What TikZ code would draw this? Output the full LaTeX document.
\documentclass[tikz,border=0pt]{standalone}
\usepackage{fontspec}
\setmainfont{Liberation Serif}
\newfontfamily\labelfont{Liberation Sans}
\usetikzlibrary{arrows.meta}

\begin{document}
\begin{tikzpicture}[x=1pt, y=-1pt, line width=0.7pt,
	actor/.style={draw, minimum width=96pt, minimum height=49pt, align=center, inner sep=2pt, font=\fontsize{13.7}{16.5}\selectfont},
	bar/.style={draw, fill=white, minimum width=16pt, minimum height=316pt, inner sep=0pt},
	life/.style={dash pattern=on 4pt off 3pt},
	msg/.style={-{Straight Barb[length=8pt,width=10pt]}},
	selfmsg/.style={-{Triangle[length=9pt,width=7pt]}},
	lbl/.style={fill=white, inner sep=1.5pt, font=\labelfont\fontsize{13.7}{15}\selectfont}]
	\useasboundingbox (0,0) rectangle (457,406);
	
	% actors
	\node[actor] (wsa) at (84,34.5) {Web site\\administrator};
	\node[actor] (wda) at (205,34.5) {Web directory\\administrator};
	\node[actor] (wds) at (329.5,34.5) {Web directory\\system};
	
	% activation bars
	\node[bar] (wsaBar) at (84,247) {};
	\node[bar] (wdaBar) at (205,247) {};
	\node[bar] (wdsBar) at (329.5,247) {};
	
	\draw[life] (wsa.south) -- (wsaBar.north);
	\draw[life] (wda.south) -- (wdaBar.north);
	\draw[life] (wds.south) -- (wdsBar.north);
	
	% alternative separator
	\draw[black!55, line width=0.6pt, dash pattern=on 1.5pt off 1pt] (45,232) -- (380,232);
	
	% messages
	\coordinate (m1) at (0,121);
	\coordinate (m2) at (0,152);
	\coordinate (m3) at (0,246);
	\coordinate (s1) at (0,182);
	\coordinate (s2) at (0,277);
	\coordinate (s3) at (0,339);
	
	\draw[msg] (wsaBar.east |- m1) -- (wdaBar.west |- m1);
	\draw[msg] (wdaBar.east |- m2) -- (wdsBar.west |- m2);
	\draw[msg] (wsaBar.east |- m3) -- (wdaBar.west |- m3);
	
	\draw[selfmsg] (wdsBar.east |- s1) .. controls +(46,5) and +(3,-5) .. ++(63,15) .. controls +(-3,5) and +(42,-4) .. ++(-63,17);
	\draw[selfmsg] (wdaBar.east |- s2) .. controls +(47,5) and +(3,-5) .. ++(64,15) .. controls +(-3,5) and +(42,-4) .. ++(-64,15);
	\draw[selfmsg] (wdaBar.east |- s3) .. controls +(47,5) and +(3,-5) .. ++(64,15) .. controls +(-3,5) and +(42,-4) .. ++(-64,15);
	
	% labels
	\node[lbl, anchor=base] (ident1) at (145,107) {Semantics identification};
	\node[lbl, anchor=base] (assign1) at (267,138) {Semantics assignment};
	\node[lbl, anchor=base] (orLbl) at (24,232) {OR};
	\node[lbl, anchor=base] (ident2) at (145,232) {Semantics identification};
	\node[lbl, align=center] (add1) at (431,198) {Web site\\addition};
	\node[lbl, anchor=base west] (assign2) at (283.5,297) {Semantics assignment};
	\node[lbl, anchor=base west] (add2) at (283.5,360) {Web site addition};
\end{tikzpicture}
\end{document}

------------------------------------------------------------------------

REQUIRED TASK: Copy out all of the data exactly, leaving nothing out.

RESULT OF THIS EXERCISE:
What TikZ code would draw this? Output the full LaTeX document.
\documentclass[tikz,border=0pt]{standalone}
\usepackage{fontspec}
\setmainfont{Liberation Serif}
\newfontfamily\labelfont{Liberation Sans}
\usetikzlibrary{arrows.meta}

\begin{document}
\begin{tikzpicture}[x=1pt, y=-1pt, line width=0.7pt,
	actor/.style={draw, minimum width=96pt, minimum height=49pt, align=center, inner sep=2pt, font=\fontsize{13.7}{16.5}\selectfont},
	bar/.style={draw, fill=white, minimum width=16pt, minimum height=316pt, inner sep=0pt},
	life/.style={dash pattern=on 4pt off 3pt},
	msg/.style={-{Straight Barb[length=8pt,width=10pt]}},
	selfmsg/.style={-{Triangle[length=9pt,width=7pt]}},
	lbl/.style={fill=white, inner sep=1.5pt, font=\labelfont\fontsize{13.7}{15}\selectfont}]
	\useasboundingbox (0,0) rectangle (457,406);
	
	% actors
	\node[actor] (wsa) at (84,34.5) {Web site\\administrator};
	\node[actor] (wda) at (205,34.5) {Web directory\\administrator};
	\node[actor] (wds) at (329.5,34.5) {Web directory\\system};
	
	% activation bars
	\node[bar] (wsaBar) at (84,247) {};
	\node[bar] (wdaBar) at (205,247) {};
	\node[bar] (wdsBar) at (329.5,247) {};
	
	\draw[life] (wsa.south) -- (wsaBar.north);
	\draw[life] (wda.south) -- (wdaBar.north);
	\draw[life] (wds.south) -- (wdsBar.north);
	
	% alternative separator
	\draw[black!55, line width=0.6pt, dash pattern=on 1.5pt off 1pt] (45,232) -- (380,232);
	
	% messages
	\coordinate (m1) at (0,121);
	\coordinate (m2) at (0,152);
	\coordinate (m3) at (0,246);
	\coordinate (s1) at (0,182);
	\coordinate (s2) at (0,277);
	\coordinate (s3) at (0,339);
	
	\draw[msg] (wsaBar.east |- m1) -- (wdaBar.west |- m1);
	\draw[msg] (wdaBar.east |- m2) -- (wdsBar.west |- m2);
	\draw[msg] (wsaBar.east |- m3) -- (wdaBar.west |- m3);
	
	\draw[selfmsg] (wdsBar.east |- s1) .. controls +(46,5) and +(3,-5) .. ++(63,15) .. controls +(-3,5) and +(42,-4) .. ++(-63,17);
	\draw[selfmsg] (wdaBar.east |- s2) .. controls +(47,5) and +(3,-5) .. ++(64,15) .. controls +(-3,5) and +(42,-4) .. ++(-64,15);
	\draw[selfmsg] (wdaBar.east |- s3) .. controls +(47,5) and +(3,-5) .. ++(64,15) .. controls +(-3,5) and +(42,-4) .. ++(-64,15);
	
	% labels
	\node[lbl, anchor=base] (ident1) at (145,107) {Semantics identification};
	\node[lbl, anchor=base] (assign1) at (267,138) {Semantics assignment};
	\node[lbl, anchor=base] (orLbl) at (24,232) {OR};
	\node[lbl, anchor=base] (ident2) at (145,232) {Semantics identification};
	\node[lbl, align=center] (add1) at (431,198) {Web site\\addition};
	\node[lbl, anchor=base west] (assign2) at (283.5,297) {Semantics assignment};
	\node[lbl, anchor=base west] (add2) at (283.5,360) {Web site addition};
\end{tikzpicture}
\end{document}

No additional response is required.